The letter, obtained by Tasmanian Times, from the Director-General Mr D.T. Doyle to Mr T. Pilkington of 11 Marine Terrace, dated 1 October 1982, refers to Mr Pilkington’s temporary licence to rent Crown Land for a jetty site.

In unequivocal terms, Mr Doyle says: “For some time now it has been evident that your occupation of Crown Land in the area extends over a considerably larger area than that held under temporary licence for the jetty.”

A survey had been undertaken which corroborated this encroachment.  Mr Doyle wrote:  “The survey has revealed that the boundary of land alienated from the Crown is that shown as ‘location boundary’ on the attached copy, notwithstanding the inclusion of an additional area in Conveyance 26/895. That is to say that portion of a shed, corrugated iron fences, the slipway, jetty and associated reclamation are all located on Crown land.

“I consider that access along the foreshore should be available to the public and for that reason I am not prepared to allow the fences to remain. The fences shown in red on the attached copy together with their foundations should be removed and facilities installed to allow foot access over the slip way and jetty.”

Mr Doyle said a Crown Lands Bailiff would be available for advise Mr Pilkington, if he wished, about facilities required for access after removal of the fences and foundations. He noted that Mr Pilkington had a boat on the slipway under cover, a shelter supported by two fences, and gave him 60 days for the removal to be completed. There was was no objection in principle to the shed and slipway remaining on Crown land, he said, and he would consider an application to rent the area occupied by these structures and enclosed an application form.

The Director-General’s letter predates that of Surveyor General in 2002, which questioned the validity of two titles on the foreshore which extend to the low water mark, namely 11 and 13 Marine Terrace His advice was included in a Briefing Paper (Battery Point: are the titles valid) prepared for the Hobart City Council in March 2003, which concurred with this opinion, detailing the dubious history of the titles, but which also included advice from the Recorder of Titles accepting their validity.

The title to 13 Marine Terrace is owned by Sir Guy and Lady Green. The title to 11 Marine Terrace is owned by the Hoskings. Fences block public access and the HCC is currently negotiating to buy the land between the low water mark and the high water mark. The HCC is thought to have offered $70,000, while the property owners are believed to have asked for $700,000 between them.

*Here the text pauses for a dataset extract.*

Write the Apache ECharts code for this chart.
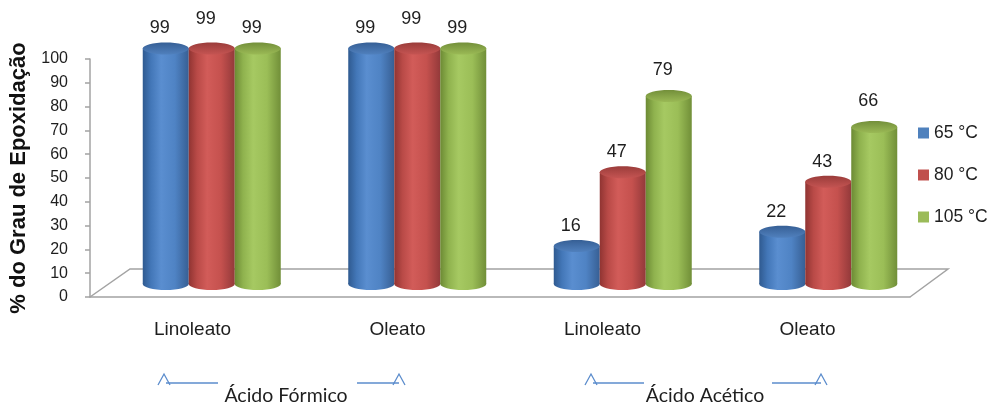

Ken Hosking is senior vice president of the Battery Point Sullivans Cove Community Association and vice chairman of Friends of the Foreshore Inc. He was a member of the BPSCCA committee on February 22 last year, when the president, David Edwards, wrote to then Environment and Planning Minister Judy Jackson, on the contentious issues of greater public access to the foreshore.

Mr Edwards did not declare an interest by a member of his committee. No-one has suggested that the current owners encroached on Crown land, but Mr Edwards’  letter appears to be an attempt to shut down debate on the issue.

Mr Edwards wrote: “The Association would like to draw your attention specifically to the claims by some Aldermen that the titles to 11 and 13 Marine Terrace are in some way deficient, and that the portion of these titles which extend beyond the high water mark have in some way been ‘claimed’ by past owners by some ‘fraudulent’ or inappropriate means.

“Such claims are both false and strike at the heart of the lands title system in which the very existence of the Certificate of Title is conclusive evidence of title and is intended to eliminate the possibility of this kind of trawling through the previous history of the land.”

Margaretta Pos

THE Director-General of Lands wrote to a Battery Point foreshore property owner in 1982, telling him that he had encroached on Crown Land, that the public had right of access to the foreshore,  and ordering him to remove fences and other obstacles to access.